*SHORT EXERCISE*: Leave out the pictures and copy everything else below exactly.

*DATA SEGMENT*:
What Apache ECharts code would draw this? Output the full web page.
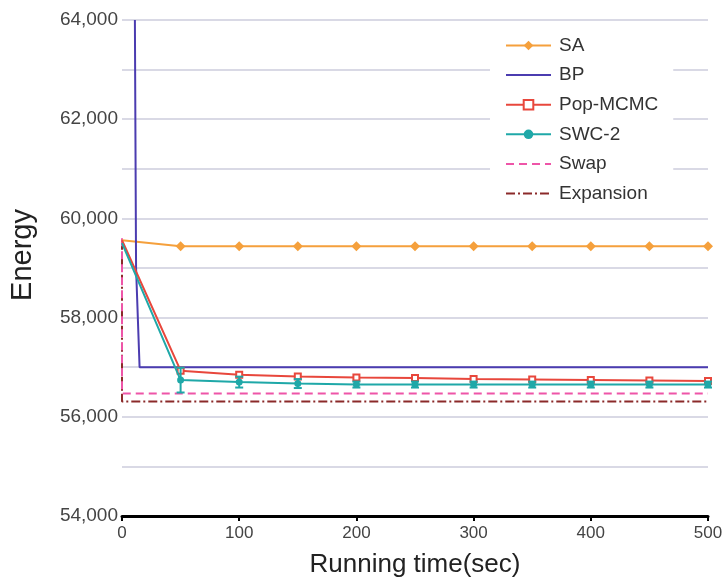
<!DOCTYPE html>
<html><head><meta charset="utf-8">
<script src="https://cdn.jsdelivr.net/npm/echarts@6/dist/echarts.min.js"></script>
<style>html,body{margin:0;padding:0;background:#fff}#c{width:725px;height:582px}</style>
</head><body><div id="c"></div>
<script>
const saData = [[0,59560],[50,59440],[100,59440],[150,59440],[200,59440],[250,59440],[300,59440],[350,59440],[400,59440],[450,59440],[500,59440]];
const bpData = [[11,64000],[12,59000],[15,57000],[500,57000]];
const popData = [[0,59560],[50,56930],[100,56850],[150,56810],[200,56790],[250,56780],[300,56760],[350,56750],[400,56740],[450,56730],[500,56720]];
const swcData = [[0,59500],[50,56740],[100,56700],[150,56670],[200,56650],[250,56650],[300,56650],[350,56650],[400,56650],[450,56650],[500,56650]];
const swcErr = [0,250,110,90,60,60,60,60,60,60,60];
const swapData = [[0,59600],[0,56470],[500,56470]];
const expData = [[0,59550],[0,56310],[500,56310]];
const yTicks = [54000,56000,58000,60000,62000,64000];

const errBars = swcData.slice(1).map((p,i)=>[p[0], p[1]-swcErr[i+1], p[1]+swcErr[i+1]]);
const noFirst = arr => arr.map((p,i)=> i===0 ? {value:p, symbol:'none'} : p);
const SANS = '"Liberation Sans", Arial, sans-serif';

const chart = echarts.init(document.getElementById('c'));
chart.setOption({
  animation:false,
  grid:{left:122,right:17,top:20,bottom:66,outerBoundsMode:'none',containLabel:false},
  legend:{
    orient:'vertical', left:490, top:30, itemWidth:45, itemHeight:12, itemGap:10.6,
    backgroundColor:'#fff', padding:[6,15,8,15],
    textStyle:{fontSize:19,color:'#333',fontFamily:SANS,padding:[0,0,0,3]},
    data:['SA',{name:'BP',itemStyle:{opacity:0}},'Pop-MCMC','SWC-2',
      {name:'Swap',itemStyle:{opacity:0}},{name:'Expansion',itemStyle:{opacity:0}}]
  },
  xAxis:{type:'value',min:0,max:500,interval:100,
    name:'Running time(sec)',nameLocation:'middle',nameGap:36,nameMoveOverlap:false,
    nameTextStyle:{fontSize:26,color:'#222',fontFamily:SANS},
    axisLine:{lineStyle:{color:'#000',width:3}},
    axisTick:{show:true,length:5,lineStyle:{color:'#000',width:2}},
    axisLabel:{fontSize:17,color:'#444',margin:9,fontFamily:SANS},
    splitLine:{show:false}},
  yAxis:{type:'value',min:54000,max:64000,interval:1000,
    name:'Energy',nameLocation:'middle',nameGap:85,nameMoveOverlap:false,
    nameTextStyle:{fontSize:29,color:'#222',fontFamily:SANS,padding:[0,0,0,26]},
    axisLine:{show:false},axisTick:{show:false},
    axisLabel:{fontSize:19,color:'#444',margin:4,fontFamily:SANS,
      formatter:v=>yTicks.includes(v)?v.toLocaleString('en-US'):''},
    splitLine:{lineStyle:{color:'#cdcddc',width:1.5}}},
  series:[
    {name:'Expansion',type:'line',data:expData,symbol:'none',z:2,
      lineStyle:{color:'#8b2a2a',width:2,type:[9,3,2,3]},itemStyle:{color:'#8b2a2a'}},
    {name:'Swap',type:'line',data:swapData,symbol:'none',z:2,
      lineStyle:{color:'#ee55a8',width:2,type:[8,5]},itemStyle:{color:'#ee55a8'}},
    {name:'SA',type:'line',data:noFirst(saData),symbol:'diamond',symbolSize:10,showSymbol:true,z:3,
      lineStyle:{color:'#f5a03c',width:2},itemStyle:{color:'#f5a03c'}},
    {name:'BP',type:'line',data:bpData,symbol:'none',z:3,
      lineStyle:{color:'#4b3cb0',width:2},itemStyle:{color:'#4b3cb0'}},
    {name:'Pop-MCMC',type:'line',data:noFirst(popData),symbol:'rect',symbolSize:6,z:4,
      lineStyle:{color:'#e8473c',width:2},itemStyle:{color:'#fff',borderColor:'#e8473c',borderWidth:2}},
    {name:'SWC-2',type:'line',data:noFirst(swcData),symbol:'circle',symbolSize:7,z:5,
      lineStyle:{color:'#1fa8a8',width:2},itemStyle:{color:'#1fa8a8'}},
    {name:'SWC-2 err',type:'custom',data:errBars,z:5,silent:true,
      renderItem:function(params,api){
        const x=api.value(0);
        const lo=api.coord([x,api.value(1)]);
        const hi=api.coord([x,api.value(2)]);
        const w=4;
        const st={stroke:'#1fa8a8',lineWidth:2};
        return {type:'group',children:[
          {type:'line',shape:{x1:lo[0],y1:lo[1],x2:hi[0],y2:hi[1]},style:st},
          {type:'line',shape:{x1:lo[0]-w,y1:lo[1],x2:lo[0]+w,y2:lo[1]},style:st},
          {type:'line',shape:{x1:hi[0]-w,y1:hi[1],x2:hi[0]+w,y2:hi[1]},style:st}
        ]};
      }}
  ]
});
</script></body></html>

*SOLUTION BELOW*:
What Apache ECharts code would draw this? Output the full web page.
<!DOCTYPE html>
<html><head><meta charset="utf-8">
<script src="https://cdn.jsdelivr.net/npm/echarts@6/dist/echarts.min.js"></script>
<style>html,body{margin:0;padding:0;background:#fff}#c{width:725px;height:582px}</style>
</head><body><div id="c"></div>
<script>
const saData = [[0,59560],[50,59440],[100,59440],[150,59440],[200,59440],[250,59440],[300,59440],[350,59440],[400,59440],[450,59440],[500,59440]];
const bpData = [[11,64000],[12,59000],[15,57000],[500,57000]];
const popData = [[0,59560],[50,56930],[100,56850],[150,56810],[200,56790],[250,56780],[300,56760],[350,56750],[400,56740],[450,56730],[500,56720]];
const swcData = [[0,59500],[50,56740],[100,56700],[150,56670],[200,56650],[250,56650],[300,56650],[350,56650],[400,56650],[450,56650],[500,56650]];
const swcErr = [0,250,110,90,60,60,60,60,60,60,60];
const swapData = [[0,59600],[0,56470],[500,56470]];
const expData = [[0,59550],[0,56310],[500,56310]];
const yTicks = [54000,56000,58000,60000,62000,64000];

const errBars = swcData.slice(1).map((p,i)=>[p[0], p[1]-swcErr[i+1], p[1]+swcErr[i+1]]);
const noFirst = arr => arr.map((p,i)=> i===0 ? {value:p, symbol:'none'} : p);
const SANS = '"Liberation Sans", Arial, sans-serif';

const chart = echarts.init(document.getElementById('c'));
chart.setOption({
  animation:false,
  grid:{left:122,right:17,top:20,bottom:66,outerBoundsMode:'none',containLabel:false},
  legend:{
    orient:'vertical', left:490, top:30, itemWidth:45, itemHeight:12, itemGap:10.6,
    backgroundColor:'#fff', padding:[6,15,8,15],
    textStyle:{fontSize:19,color:'#333',fontFamily:SANS,padding:[0,0,0,3]},
    data:['SA',{name:'BP',itemStyle:{opacity:0}},'Pop-MCMC','SWC-2',
      {name:'Swap',itemStyle:{opacity:0}},{name:'Expansion',itemStyle:{opacity:0}}]
  },
  xAxis:{type:'value',min:0,max:500,interval:100,
    name:'Running time(sec)',nameLocation:'middle',nameGap:36,nameMoveOverlap:false,
    nameTextStyle:{fontSize:26,color:'#222',fontFamily:SANS},
    axisLine:{lineStyle:{color:'#000',width:3}},
    axisTick:{show:true,length:5,lineStyle:{color:'#000',width:2}},
    axisLabel:{fontSize:17,color:'#444',margin:9,fontFamily:SANS},
    splitLine:{show:false}},
  yAxis:{type:'value',min:54000,max:64000,interval:1000,
    name:'Energy',nameLocation:'middle',nameGap:85,nameMoveOverlap:false,
    nameTextStyle:{fontSize:29,color:'#222',fontFamily:SANS,padding:[0,0,0,26]},
    axisLine:{show:false},axisTick:{show:false},
    axisLabel:{fontSize:19,color:'#444',margin:4,fontFamily:SANS,
      formatter:v=>yTicks.includes(v)?v.toLocaleString('en-US'):''},
    splitLine:{lineStyle:{color:'#cdcddc',width:1.5}}},
  series:[
    {name:'Expansion',type:'line',data:expData,symbol:'none',z:2,
      lineStyle:{color:'#8b2a2a',width:2,type:[9,3,2,3]},itemStyle:{color:'#8b2a2a'}},
    {name:'Swap',type:'line',data:swapData,symbol:'none',z:2,
      lineStyle:{color:'#ee55a8',width:2,type:[8,5]},itemStyle:{color:'#ee55a8'}},
    {name:'SA',type:'line',data:noFirst(saData),symbol:'diamond',symbolSize:10,showSymbol:true,z:3,
      lineStyle:{color:'#f5a03c',width:2},itemStyle:{color:'#f5a03c'}},
    {name:'BP',type:'line',data:bpData,symbol:'none',z:3,
      lineStyle:{color:'#4b3cb0',width:2},itemStyle:{color:'#4b3cb0'}},
    {name:'Pop-MCMC',type:'line',data:noFirst(popData),symbol:'rect',symbolSize:6,z:4,
      lineStyle:{color:'#e8473c',width:2},itemStyle:{color:'#fff',borderColor:'#e8473c',borderWidth:2}},
    {name:'SWC-2',type:'line',data:noFirst(swcData),symbol:'circle',symbolSize:7,z:5,
      lineStyle:{color:'#1fa8a8',width:2},itemStyle:{color:'#1fa8a8'}},
    {name:'SWC-2 err',type:'custom',data:errBars,z:5,silent:true,
      renderItem:function(params,api){
        const x=api.value(0);
        const lo=api.coord([x,api.value(1)]);
        const hi=api.coord([x,api.value(2)]);
        const w=4;
        const st={stroke:'#1fa8a8',lineWidth:2};
        return {type:'group',children:[
          {type:'line',shape:{x1:lo[0],y1:lo[1],x2:hi[0],y2:hi[1]},style:st},
          {type:'line',shape:{x1:lo[0]-w,y1:lo[1],x2:lo[0]+w,y2:lo[1]},style:st},
          {type:'line',shape:{x1:hi[0]-w,y1:hi[1],x2:hi[0]+w,y2:hi[1]},style:st}
        ]};
      }}
  ]
});
</script></body></html>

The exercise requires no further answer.